June 22, 201214 yr Hey guys One of my drives keeps putting out errors that look like this: Jun 22 13:43:37 Tower kernel: REISERFS error (device md3): vs-13070 reiserfs_read_locked_inode: i/o failure occurred trying to find stat data of [91885 92057 0x0 SD] So I figured I need to run reiserfsck on the drive to either fix the problem or at least find out what it is. Anyway, when I run resierfsck, it tell me that I need to rebuild the superblock. And when I tried doing that it asks me about a Journal device, and I have no idea what that means. So if anyone could guide me through running reiserfsck (or has any other ideas at what to do about my errors), that'd be awesome.
June 22, 201214 yr Hey guys One of my drives keeps putting out errors that look like this: Jun 22 13:43:37 Tower kernel: REISERFS error (device md3): vs-13070 reiserfs_read_locked_inode: i/o failure occurred trying to find stat data of [91885 92057 0x0 SD] So I figured I need to run reiserfsck on the drive to either fix the problem or at least find out what it is. Anyway, when I run resierfsck, it tell me that I need to rebuild the superblock. And when I tried doing that it asks me about a Journal device, and I have no idea what that means. So if anyone could guide me through running reiserfsck (or has any other ideas at what to do about my errors), that'd be awesome. You are running it incorrectly, and on the wrong device. Do not rebuild the superblock, as if you are using the wrong device that will only corrupt the disk and you WILL lose the data on it. (it is roughly equivalent to re-formatting, but using the wrong partition will result in forcing the format where is guaranteed to clobber existing data) See this in the wiki for instructions: Based on your error, you need to run reiserfsck on /dev/md3 http://lime-technology.com/wiki/index.php/Check_Disk_Filesystems Joe L.

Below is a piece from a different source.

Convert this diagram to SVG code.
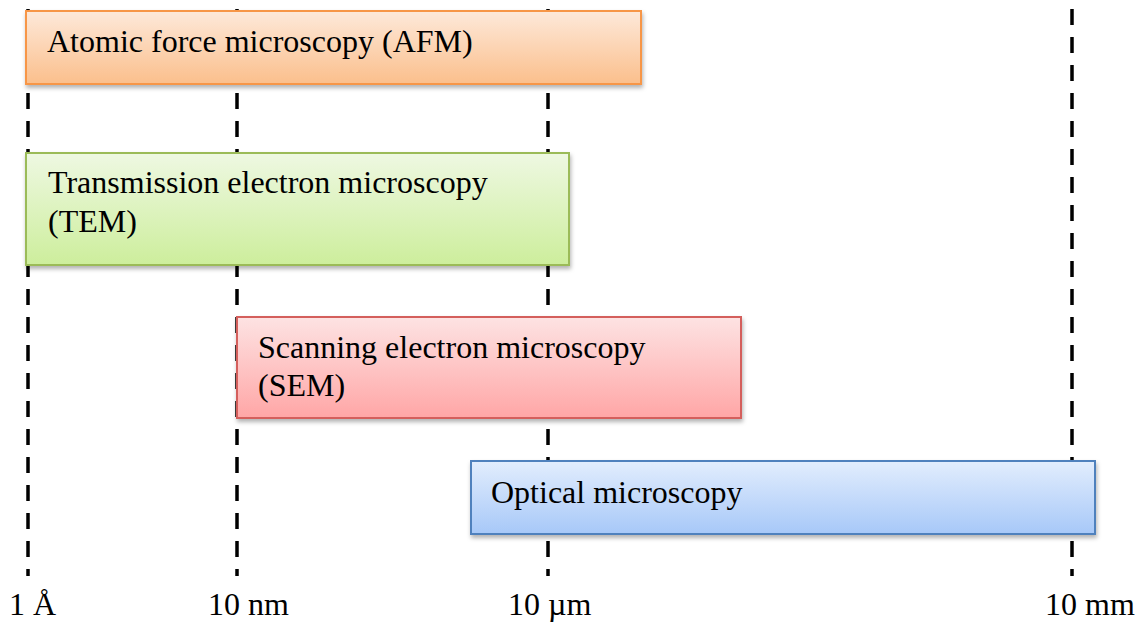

June 22, 201214 yr Author Thanks man, I was trying to run it on the drive by going to it as /dev/sdd rather than /dev/md3. Cheers.
June 22, 201214 yr Thanks man, I was trying to run it on the drive by going to it as /dev/sdd rather than /dev/md3. Cheers. that would be VERY bad if you had attempted any corrective action pointing there. The reiserfsck command error message was correct, the location you gave it did not have the data structure it was looking for. (the superblock) You gave it the wrong location. /dev/sdd = the entire physical disk, all blocks/sectors from 1 to the end. This is the physical drive, anything done here would NOT be reflected in parity, so basically, parity would not be in sync. No file-system operations ever are performed on the physical device. (most of the time partition operations, or full disk clones/backups are performed using this device) /dev/sdd1 = the first partition on the disk, typically from sector 63(or 64) to the end. if the disk is under 2.2TB in size. It > 2.2TB, the partition start is handled by a GPT partition definition. In any case, the file system is created on this first partition, not on the entire drive. /dev/mdX = the unRAID protected partition of a physical /dev/sdX1 partition. Fixes here are reflected correctly in parity. 99.9% of the time, file-system-repairs are performed on the /dev/mdX devices. The only time they are not is if the /dev/mdX device was not available for some reason, and then you would need to specify the FIRST PARTITION on the disk, not the entire disk. Afterwards, you would need to perform a full parity sync, since any repair would not be reflected properly on the parity disk.